On UMAP in particular, McInnes says the “vastly underused” parametric UMAP merits closer attention. He is also “very interested in how to align different UMAP models. There is an aligned UMAP that can align data that you can explicitly define a relationship with one dataset to another, but what if I just start with two arbitrary datasets — say, word vectors from French and word vectors from English and no dictionary? How do you produce a UMAP embedding that aligns those so I can embed both?
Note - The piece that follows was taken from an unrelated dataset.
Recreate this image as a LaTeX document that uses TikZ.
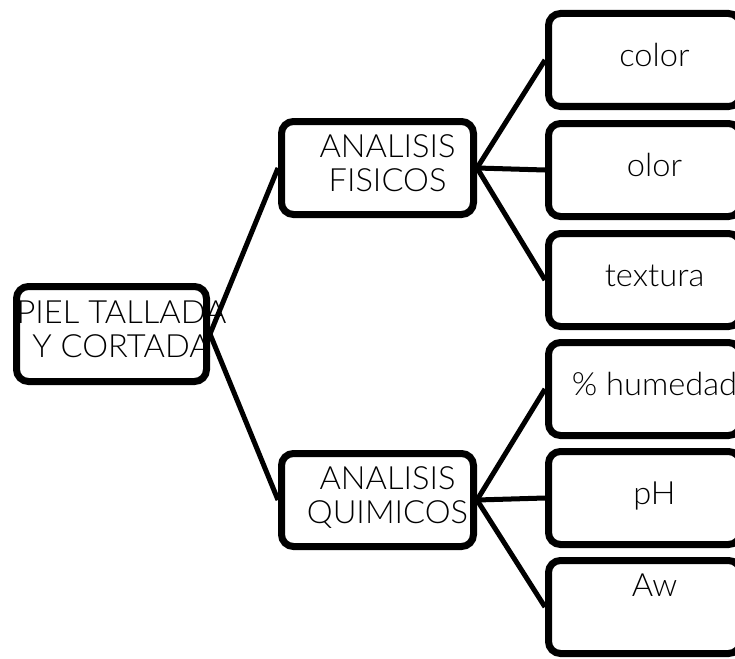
\documentclass[tikz,border=0pt]{standalone}
\usepackage{fontspec}
\setmainfont{Lato}[UprightFont={* Light}, FakeStretch=1.02]
\usetikzlibrary{shadows}

% text that may run past its box, set a little right of centre
\newcommand{\boxtext}[1]{\makebox[0pt]{\hspace{20pt}\begin{tabular}{@{}c@{}}#1\end{tabular}}}

\tikzset{
  caja/.style={draw=black, fill=white, line width=7pt, rounded corners=12pt,
    minimum width=192pt, minimum height=93pt, inner sep=0pt,
    font=\fontsize{32}{34}\selectfont,
    drop shadow={shadow xshift=0pt, shadow yshift=-3pt, opacity=.25}},
  rama/.style={line width=5pt}
}

\begin{document}
\begin{tikzpicture}[x=1pt, y=-1pt]
  \useasboundingbox (0,0) rectangle (735,658);

  \node[caja, minimum width=190pt, minimum height=95pt] (piel) at (111.5,334) {\boxtext{PIEL TALLADA\\Y CORTADA}};

  \node[caja] (fisicos) at (377.5,168) {\boxtext{ANALISIS\\FISICOS}};
  \node[caja] (quimicos) at (377.5,500) {\boxtext{ANALISIS\\QUIMICOS}};

  \node[caja] (color) at (644.5,60) {\boxtext{color}};
  \node[caja] (olor) at (644.5,170) {\boxtext{olor}};
  \node[caja] (textura) at (644.5,280) {\boxtext{textura}};
  \node[caja] (humedad) at (644.5,389) {\boxtext{\% humedad}};
  \node[caja] (ph) at (644.5,498) {\boxtext{pH}};
  \node[caja] (aw) at (644.5,607) {\boxtext{Aw\\~}};

  \draw[rama] (piel.east) -- (fisicos.west);
  \draw[rama] (piel.east) -- (quimicos.west);
  \foreach \hoja in {color,olor,textura}
    \draw[rama] (fisicos.east) -- (\hoja.west);
  \foreach \hoja in {humedad,ph,aw}
    \draw[rama] (quimicos.east) -- (\hoja.west);
\end{tikzpicture}
\end{document}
There are ways to do that,” he says, with “Grumov Wasserstein distance” as a key search term for those interested in learning more. “People are going to align all these different multimodal datasets via these sorts of techniques,” he says.
Kaggle’s Goldbloom is equally excited about this space. “Some of the possibilities around multimodal ML are an area for excitement,” he says, particularly “multimodal training. Say you’re trying to do speech recognition where you can hear what is being said — what if you can include a camera to lip-read at the same time?”
Conclusion
With global enterprise investment in AI systems expected to eclipse $200 billion by 2023, it’s an exciting time for the future of the industry. It’s also an important time for ML teams to learn best practices from peers and make foundational investments in ML platforms – including ML observability with ML performance tracing – to navigate a world where model issues directly impact business results.